= Giacomo Mazzocchi =

Italian humanist, printer and bookseller

Giacomo Mazzocchi, in Latin on his titlepages Jacobus Mazochius, (active 1505 — 1527) was a learned bookseller, printer, and noted antiquarian in papal Rome during the High Renaissance. A native of Bergamo, Mazzocchi is first heard of in 1505 as provider of finance for an edition of Vibius Sequester De fluminibus printed by J. Besicken of Rome. By 1509 Mazzocchi was himself in business as a printer. For humanists he might publish such scholarly works as the first printed repertory of Roman inscriptions, Epigrammata Antiquae Urbis (April 1521), a folio of some 3,000 inscriptions, mostly of epitaphs, in which his collaborator was the Florentine priest Francesco Albertini This work includes inscriptions ranging from Roman Republican times to the age of Justinian I and is illustrated with somewhat stylised woodcuts showing some of the buildings and monuments of Rome, such as the Pantheon, the Arch of Constantine and the Pyramid of Cestius.

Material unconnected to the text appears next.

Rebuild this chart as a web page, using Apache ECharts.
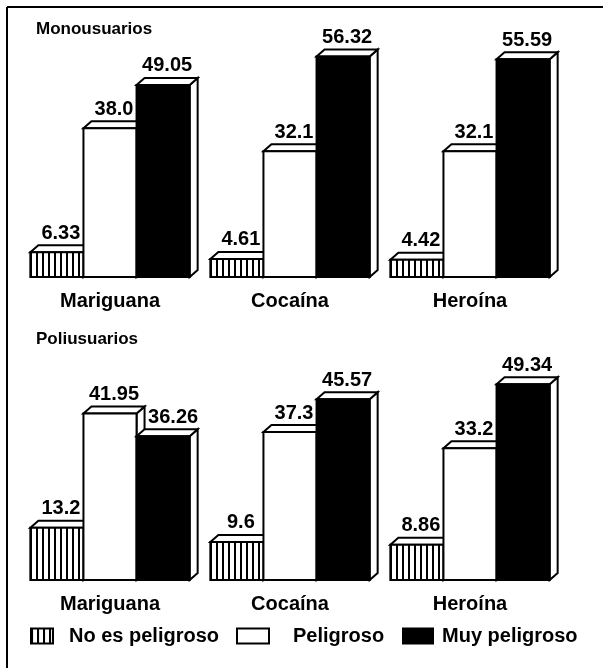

Mazzocchi's other books include Latin translations of Greek texts, among them Byzantine authors little known at the time such as the historians Procopius and Agathias. For even more limited circulation he published ephemera that have become bibliographical rarities, but that show him as a trusted printer for the inner circle of Roman humanists: a tract on Roman calendars (1509), a letter on sculptures in the Cortile del Belvedere by the nephew of the famous Pico della Mirandola (1513), or twelve panegyrics composed by Petrus Franciscus Justulus of Spoleto, honouring the Papal nephew Cesare Borgia (1510).

At the same time, under the title Carmina Apposita Pasquino, Mazzocchi published annual collections of satirical pasquinades that were circulating in Rome, which had been applied furtively by night to the Pasquino or other talking statues of Rome. Presumably Mazzocchi omitted any of these that were too critical of the Pope or the curia, for Mazzocchi, under papal privilege, also published many papal bullae including those of the Fifth Lateran Council, 1512.

Mazzocchi's scholarly standing was high enough for him to be appointed, in 1515, one of the Papal Commissioners for Antiquities alongside the artist Raphael and the scholars Marco Fabio Calvo and Andrea Fulvio.

Typographically Mazzocchi's work is of interest for his very early use of a large-format upper-case roman typeface for title-pages, headings and other prominent lines. This is present in the Epigrammata but existed at least as early as 1513. Early printers in roman type generally set titles and headings in the same size and style as the text, and it was mainly German-speaking printers such as Johann Froben who developed the use of display-sized fonts from about 1516 onwards, so that Mazzocchi's type may well have been the first of its kind.

He disappeared during the Sack of Rome (1527) and nothing subsequent is known of him.